** START **
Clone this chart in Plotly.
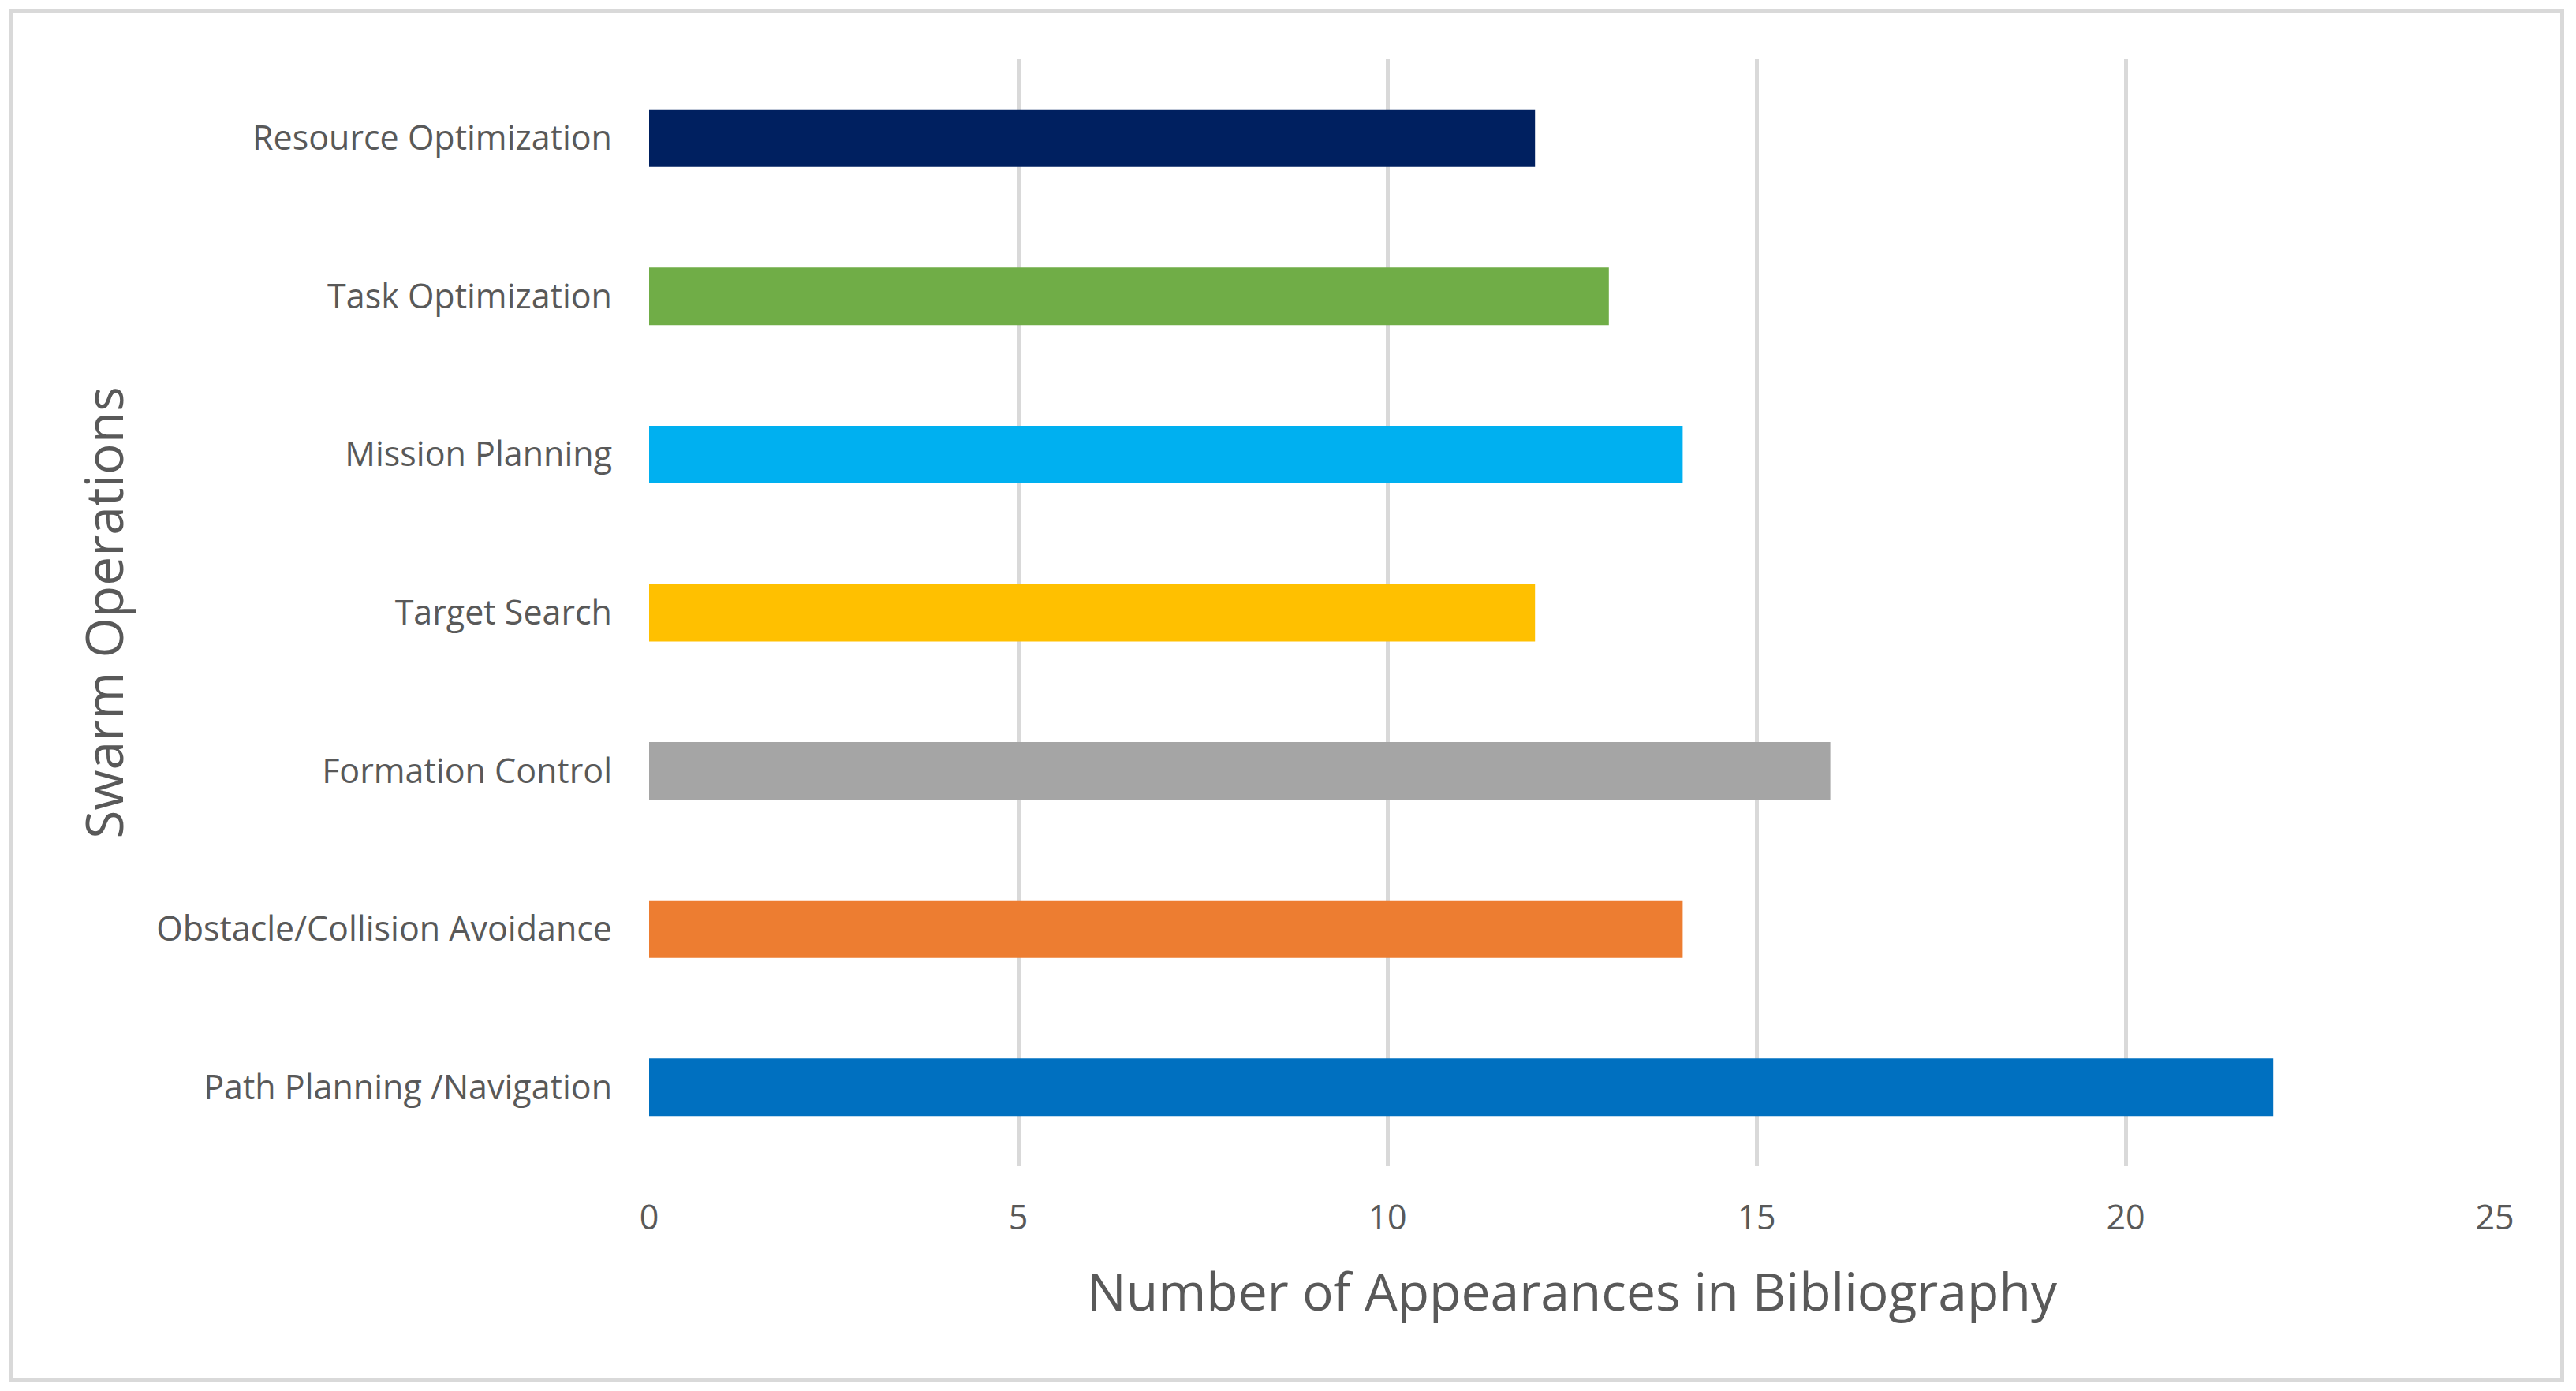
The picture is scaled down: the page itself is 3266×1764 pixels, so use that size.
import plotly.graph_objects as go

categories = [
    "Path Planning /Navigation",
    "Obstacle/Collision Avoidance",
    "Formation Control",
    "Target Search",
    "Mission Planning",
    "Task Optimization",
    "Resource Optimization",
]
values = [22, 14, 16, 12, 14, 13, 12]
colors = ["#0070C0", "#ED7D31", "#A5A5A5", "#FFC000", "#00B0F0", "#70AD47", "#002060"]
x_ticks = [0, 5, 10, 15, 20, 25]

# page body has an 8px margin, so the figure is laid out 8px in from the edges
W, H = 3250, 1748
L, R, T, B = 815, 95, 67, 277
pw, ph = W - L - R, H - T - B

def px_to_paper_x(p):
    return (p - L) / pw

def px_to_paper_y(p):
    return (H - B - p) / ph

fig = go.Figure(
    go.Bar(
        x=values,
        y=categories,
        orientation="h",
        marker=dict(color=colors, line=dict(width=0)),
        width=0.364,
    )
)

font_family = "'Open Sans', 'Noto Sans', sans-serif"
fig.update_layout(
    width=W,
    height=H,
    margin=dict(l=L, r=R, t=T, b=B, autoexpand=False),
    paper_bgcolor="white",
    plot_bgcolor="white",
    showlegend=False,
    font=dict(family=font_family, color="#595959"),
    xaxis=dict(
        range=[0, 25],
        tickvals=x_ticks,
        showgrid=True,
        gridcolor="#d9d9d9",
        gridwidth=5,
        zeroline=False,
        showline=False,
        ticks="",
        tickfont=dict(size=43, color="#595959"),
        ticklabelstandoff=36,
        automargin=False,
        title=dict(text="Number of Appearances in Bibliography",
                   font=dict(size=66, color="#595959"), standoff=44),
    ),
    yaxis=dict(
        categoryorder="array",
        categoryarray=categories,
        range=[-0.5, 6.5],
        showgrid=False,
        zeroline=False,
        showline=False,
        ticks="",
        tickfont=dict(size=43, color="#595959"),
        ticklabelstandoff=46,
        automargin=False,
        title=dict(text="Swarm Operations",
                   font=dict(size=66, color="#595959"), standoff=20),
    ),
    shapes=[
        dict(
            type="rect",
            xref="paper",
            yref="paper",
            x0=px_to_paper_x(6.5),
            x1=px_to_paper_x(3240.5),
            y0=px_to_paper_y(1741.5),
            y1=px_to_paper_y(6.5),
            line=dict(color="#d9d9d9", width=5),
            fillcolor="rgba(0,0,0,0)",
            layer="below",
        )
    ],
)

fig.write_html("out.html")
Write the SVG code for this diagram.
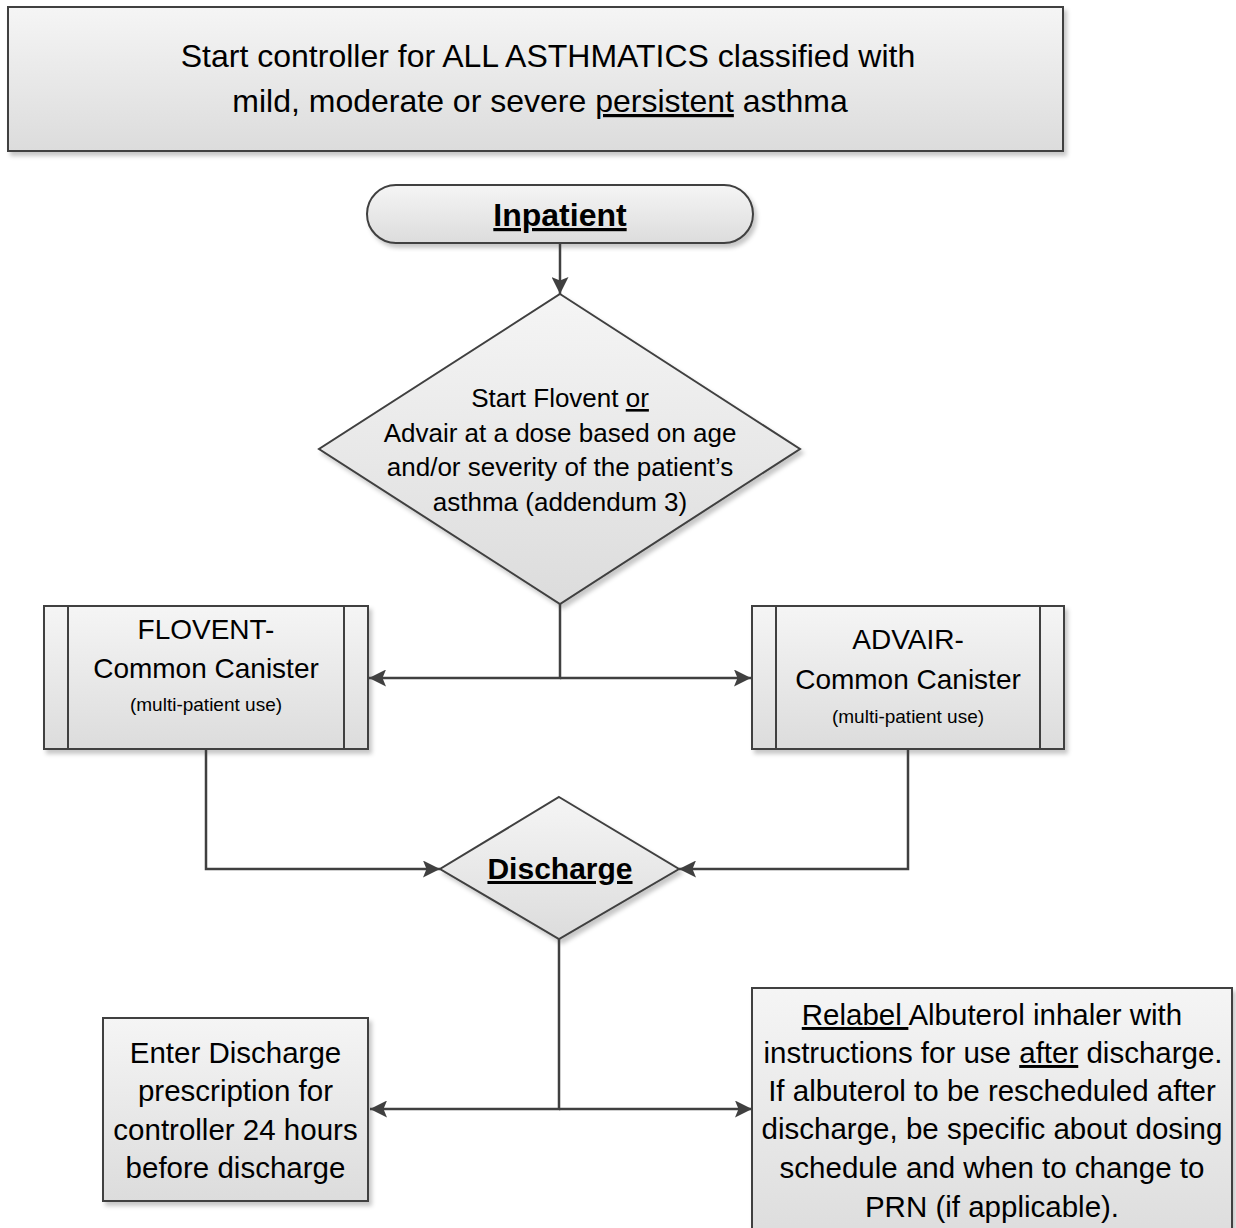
** END **
* _Task instructions_
Transcribe all the data word for word; the images stay out.

* _Written answer_
Clone this chart in Plotly.
The picture is scaled down: the page itself is 3266×1764 pixels, so use that size.
import plotly.graph_objects as go

categories = [
    "Path Planning /Navigation",
    "Obstacle/Collision Avoidance",
    "Formation Control",
    "Target Search",
    "Mission Planning",
    "Task Optimization",
    "Resource Optimization",
]
values = [22, 14, 16, 12, 14, 13, 12]
colors = ["#0070C0", "#ED7D31", "#A5A5A5", "#FFC000", "#00B0F0", "#70AD47", "#002060"]
x_ticks = [0, 5, 10, 15, 20, 25]

# page body has an 8px margin, so the figure is laid out 8px in from the edges
W, H = 3250, 1748
L, R, T, B = 815, 95, 67, 277
pw, ph = W - L - R, H - T - B

def px_to_paper_x(p):
    return (p - L) / pw

def px_to_paper_y(p):
    return (H - B - p) / ph

fig = go.Figure(
    go.Bar(
        x=values,
        y=categories,
        orientation="h",
        marker=dict(color=colors, line=dict(width=0)),
        width=0.364,
    )
)

font_family = "'Open Sans', 'Noto Sans', sans-serif"
fig.update_layout(
    width=W,
    height=H,
    margin=dict(l=L, r=R, t=T, b=B, autoexpand=False),
    paper_bgcolor="white",
    plot_bgcolor="white",
    showlegend=False,
    font=dict(family=font_family, color="#595959"),
    xaxis=dict(
        range=[0, 25],
        tickvals=x_ticks,
        showgrid=True,
        gridcolor="#d9d9d9",
        gridwidth=5,
        zeroline=False,
        showline=False,
        ticks="",
        tickfont=dict(size=43, color="#595959"),
        ticklabelstandoff=36,
        automargin=False,
        title=dict(text="Number of Appearances in Bibliography",
                   font=dict(size=66, color="#595959"), standoff=44),
    ),
    yaxis=dict(
        categoryorder="array",
        categoryarray=categories,
        range=[-0.5, 6.5],
        showgrid=False,
        zeroline=False,
        showline=False,
        ticks="",
        tickfont=dict(size=43, color="#595959"),
        ticklabelstandoff=46,
        automargin=False,
        title=dict(text="Swarm Operations",
                   font=dict(size=66, color="#595959"), standoff=20),
    ),
    shapes=[
        dict(
            type="rect",
            xref="paper",
            yref="paper",
            x0=px_to_paper_x(6.5),
            x1=px_to_paper_x(3240.5),
            y0=px_to_paper_y(1741.5),
            y1=px_to_paper_y(6.5),
            line=dict(color="#d9d9d9", width=5),
            fillcolor="rgba(0,0,0,0)",
            layer="below",
        )
    ],
)

fig.write_html("out.html")
Write the SVG code for this diagram.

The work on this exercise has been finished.